## start Dataset content

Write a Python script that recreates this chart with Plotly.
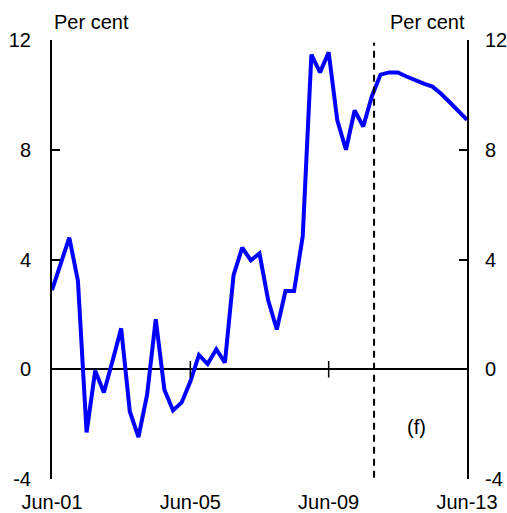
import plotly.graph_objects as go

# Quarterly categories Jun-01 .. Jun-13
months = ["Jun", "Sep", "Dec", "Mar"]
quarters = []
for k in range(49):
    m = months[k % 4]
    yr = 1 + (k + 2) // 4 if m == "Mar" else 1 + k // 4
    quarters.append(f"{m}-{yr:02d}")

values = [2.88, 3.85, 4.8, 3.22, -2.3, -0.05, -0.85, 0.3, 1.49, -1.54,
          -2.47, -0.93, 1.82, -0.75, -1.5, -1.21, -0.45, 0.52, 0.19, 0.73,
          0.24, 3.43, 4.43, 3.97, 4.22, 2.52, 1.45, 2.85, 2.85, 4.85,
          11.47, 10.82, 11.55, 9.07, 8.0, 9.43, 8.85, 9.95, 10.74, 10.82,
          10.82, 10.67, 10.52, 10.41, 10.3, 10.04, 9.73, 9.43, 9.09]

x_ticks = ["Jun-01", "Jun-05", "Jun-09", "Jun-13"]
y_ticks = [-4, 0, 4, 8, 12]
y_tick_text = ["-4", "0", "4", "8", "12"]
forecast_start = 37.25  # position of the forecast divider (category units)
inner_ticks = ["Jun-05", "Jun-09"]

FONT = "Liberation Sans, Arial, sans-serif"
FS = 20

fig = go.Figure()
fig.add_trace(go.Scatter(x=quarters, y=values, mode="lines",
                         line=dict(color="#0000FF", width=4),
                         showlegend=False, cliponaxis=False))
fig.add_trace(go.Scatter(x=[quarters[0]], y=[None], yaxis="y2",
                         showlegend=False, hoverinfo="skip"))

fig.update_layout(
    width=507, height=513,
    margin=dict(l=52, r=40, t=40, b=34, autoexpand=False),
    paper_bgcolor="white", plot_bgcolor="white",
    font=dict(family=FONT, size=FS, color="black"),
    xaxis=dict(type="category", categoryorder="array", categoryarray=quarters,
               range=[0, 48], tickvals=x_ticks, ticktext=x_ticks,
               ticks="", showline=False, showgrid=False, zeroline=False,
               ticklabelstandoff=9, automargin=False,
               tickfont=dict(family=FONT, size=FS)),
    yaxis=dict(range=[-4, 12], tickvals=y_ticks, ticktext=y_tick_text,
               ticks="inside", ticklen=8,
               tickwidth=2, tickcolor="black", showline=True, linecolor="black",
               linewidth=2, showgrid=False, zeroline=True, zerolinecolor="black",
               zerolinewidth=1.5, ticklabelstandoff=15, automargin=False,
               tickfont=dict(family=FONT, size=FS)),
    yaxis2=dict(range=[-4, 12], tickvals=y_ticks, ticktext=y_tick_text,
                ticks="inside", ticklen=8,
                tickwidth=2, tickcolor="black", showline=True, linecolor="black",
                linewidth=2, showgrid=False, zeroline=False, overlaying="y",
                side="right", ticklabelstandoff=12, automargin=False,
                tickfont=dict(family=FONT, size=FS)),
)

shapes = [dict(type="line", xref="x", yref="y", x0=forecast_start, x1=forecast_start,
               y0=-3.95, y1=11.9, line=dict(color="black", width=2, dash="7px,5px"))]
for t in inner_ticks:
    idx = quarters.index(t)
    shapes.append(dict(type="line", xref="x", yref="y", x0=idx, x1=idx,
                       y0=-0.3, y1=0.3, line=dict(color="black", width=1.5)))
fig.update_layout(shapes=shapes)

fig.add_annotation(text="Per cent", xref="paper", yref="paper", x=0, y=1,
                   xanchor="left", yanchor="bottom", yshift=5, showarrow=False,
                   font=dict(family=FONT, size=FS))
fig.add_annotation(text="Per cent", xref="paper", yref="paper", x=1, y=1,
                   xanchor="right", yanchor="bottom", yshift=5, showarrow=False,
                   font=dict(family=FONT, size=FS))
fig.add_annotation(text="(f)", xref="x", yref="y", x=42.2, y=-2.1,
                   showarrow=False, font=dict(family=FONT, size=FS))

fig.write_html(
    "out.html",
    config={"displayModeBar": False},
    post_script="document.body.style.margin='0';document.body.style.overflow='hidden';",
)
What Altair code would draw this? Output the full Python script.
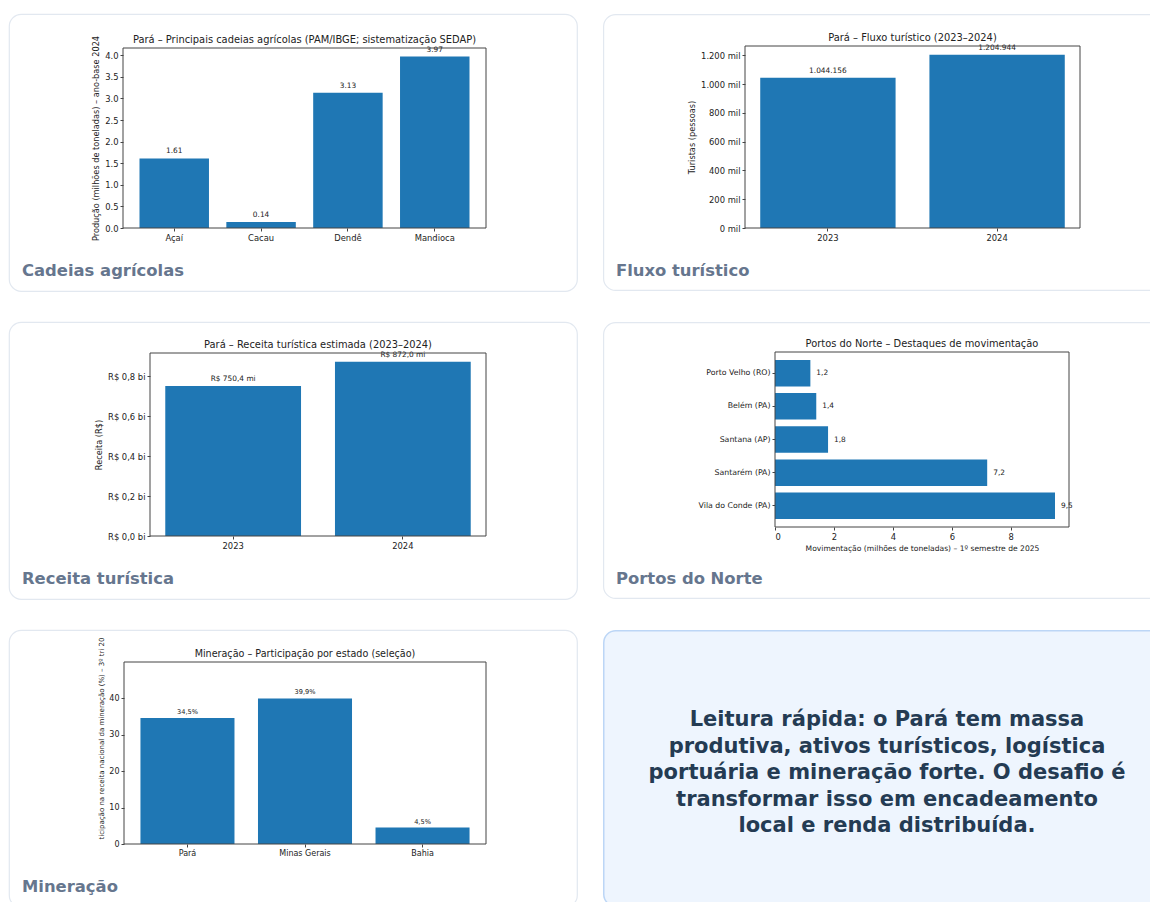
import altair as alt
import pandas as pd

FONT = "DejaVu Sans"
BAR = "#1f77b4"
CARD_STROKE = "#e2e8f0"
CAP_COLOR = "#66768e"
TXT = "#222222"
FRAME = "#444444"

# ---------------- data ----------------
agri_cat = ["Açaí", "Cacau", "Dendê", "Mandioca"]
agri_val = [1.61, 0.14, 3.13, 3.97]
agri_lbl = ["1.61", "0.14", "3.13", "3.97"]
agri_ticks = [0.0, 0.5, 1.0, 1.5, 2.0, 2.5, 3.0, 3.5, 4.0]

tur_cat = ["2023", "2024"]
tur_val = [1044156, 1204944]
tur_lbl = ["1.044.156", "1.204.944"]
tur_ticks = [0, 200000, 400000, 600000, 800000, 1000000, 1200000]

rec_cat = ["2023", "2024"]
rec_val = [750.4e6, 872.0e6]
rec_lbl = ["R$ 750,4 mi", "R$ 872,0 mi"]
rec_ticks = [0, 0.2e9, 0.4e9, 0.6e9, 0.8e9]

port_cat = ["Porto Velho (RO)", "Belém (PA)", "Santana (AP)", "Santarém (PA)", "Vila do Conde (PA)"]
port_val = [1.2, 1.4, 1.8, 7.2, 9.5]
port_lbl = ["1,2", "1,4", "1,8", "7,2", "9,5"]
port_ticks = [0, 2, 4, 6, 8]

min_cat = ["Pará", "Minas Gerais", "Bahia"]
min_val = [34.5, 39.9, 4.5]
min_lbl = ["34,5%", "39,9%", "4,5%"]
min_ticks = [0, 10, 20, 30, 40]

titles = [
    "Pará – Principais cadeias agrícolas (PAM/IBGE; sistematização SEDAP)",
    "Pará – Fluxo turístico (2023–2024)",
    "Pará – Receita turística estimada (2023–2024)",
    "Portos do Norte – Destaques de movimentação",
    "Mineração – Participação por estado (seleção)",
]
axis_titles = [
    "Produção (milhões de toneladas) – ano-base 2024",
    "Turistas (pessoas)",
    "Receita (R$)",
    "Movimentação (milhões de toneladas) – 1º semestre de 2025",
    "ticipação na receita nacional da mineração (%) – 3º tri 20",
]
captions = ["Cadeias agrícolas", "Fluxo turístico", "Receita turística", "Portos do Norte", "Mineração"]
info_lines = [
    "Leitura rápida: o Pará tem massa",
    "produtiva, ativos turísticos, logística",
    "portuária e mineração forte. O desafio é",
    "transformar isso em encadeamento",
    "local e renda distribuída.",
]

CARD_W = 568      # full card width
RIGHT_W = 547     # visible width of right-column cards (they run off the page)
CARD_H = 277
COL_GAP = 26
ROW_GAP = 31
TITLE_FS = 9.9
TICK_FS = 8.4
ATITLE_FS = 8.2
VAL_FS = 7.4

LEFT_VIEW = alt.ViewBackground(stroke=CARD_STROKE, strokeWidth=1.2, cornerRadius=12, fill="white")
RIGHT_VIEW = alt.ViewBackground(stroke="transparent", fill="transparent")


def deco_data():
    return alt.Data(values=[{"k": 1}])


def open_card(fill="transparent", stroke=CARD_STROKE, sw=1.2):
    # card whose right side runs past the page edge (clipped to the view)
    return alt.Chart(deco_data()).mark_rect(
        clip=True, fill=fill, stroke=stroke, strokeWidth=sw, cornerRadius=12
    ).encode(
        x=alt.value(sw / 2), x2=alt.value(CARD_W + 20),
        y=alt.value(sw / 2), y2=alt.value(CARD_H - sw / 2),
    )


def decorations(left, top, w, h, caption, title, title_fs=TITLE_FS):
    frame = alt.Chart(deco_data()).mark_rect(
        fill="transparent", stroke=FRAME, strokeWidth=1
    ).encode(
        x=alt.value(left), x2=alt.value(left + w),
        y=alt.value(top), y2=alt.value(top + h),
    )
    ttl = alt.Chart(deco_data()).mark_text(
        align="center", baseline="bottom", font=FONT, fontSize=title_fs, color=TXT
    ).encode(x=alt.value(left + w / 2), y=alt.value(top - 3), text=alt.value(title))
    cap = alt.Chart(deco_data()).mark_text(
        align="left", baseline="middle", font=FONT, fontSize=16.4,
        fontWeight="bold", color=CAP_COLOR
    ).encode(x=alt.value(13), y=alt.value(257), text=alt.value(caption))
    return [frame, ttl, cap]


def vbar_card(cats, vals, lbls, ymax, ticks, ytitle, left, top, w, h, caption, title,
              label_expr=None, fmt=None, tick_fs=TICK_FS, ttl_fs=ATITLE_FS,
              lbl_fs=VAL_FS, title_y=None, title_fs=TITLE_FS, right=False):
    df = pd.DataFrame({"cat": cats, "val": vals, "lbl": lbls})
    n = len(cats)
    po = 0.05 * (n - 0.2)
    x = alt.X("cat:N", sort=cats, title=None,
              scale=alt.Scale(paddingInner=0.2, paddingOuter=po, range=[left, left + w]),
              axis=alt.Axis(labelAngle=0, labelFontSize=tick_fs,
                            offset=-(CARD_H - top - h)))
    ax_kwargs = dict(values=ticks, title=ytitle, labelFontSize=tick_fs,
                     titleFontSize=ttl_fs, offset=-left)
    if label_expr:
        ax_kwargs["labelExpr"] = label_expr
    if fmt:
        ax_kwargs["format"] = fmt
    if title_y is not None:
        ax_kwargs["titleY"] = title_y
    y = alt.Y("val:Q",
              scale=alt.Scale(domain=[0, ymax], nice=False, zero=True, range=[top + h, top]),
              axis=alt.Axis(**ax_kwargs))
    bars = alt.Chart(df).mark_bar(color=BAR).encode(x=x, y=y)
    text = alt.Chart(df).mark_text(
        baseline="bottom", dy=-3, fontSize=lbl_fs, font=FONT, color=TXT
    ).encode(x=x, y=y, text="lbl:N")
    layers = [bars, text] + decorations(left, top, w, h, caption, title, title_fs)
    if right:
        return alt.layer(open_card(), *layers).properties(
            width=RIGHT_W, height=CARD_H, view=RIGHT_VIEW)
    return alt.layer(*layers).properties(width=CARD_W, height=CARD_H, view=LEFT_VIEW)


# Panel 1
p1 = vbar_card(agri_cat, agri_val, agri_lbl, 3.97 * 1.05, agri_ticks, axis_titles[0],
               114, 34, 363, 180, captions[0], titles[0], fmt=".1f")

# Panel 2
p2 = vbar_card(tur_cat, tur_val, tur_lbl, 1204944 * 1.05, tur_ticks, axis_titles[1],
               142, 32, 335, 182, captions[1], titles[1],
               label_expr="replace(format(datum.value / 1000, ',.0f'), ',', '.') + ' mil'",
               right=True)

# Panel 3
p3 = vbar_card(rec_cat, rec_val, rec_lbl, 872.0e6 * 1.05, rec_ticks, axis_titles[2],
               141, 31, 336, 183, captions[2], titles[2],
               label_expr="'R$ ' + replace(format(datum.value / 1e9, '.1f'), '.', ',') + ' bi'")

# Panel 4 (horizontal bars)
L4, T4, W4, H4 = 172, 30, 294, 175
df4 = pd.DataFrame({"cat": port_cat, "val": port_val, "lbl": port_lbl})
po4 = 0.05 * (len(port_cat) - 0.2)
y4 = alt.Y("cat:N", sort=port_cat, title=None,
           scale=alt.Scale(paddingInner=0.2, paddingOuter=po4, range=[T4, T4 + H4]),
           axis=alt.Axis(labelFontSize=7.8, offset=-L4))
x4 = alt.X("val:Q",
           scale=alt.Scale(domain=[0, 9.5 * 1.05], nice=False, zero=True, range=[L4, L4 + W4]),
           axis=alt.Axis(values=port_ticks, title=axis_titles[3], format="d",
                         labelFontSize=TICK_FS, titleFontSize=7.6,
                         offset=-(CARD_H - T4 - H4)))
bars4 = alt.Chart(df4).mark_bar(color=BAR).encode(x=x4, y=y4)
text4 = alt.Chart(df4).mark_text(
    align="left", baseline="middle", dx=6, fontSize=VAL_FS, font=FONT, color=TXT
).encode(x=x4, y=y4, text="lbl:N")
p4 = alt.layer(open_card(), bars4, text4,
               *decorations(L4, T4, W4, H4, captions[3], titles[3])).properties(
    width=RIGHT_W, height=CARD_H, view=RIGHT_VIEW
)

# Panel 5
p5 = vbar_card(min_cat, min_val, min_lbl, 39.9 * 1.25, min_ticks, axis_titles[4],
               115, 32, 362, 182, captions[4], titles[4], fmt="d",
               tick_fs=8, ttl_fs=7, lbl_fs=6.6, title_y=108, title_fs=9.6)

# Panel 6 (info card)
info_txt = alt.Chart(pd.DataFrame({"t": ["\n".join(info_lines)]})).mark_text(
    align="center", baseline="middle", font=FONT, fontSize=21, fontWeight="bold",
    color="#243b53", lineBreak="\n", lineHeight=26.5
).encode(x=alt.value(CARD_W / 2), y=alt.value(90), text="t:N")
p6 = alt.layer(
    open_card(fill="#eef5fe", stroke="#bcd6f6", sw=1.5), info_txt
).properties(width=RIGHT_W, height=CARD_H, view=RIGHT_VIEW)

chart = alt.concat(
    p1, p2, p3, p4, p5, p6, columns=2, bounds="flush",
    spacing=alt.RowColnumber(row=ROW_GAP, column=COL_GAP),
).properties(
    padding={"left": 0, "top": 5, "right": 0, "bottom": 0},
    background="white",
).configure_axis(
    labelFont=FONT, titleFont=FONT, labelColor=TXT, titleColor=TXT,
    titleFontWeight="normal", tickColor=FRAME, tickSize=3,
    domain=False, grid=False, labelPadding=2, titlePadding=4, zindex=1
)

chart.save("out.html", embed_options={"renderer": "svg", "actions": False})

## end Dataset content

_Exercise_
Find and copy each line above that includes the string "full".

_Problem solution_
What Altair code would draw this? Output the full Python script.
CARD_W = 568      # full card width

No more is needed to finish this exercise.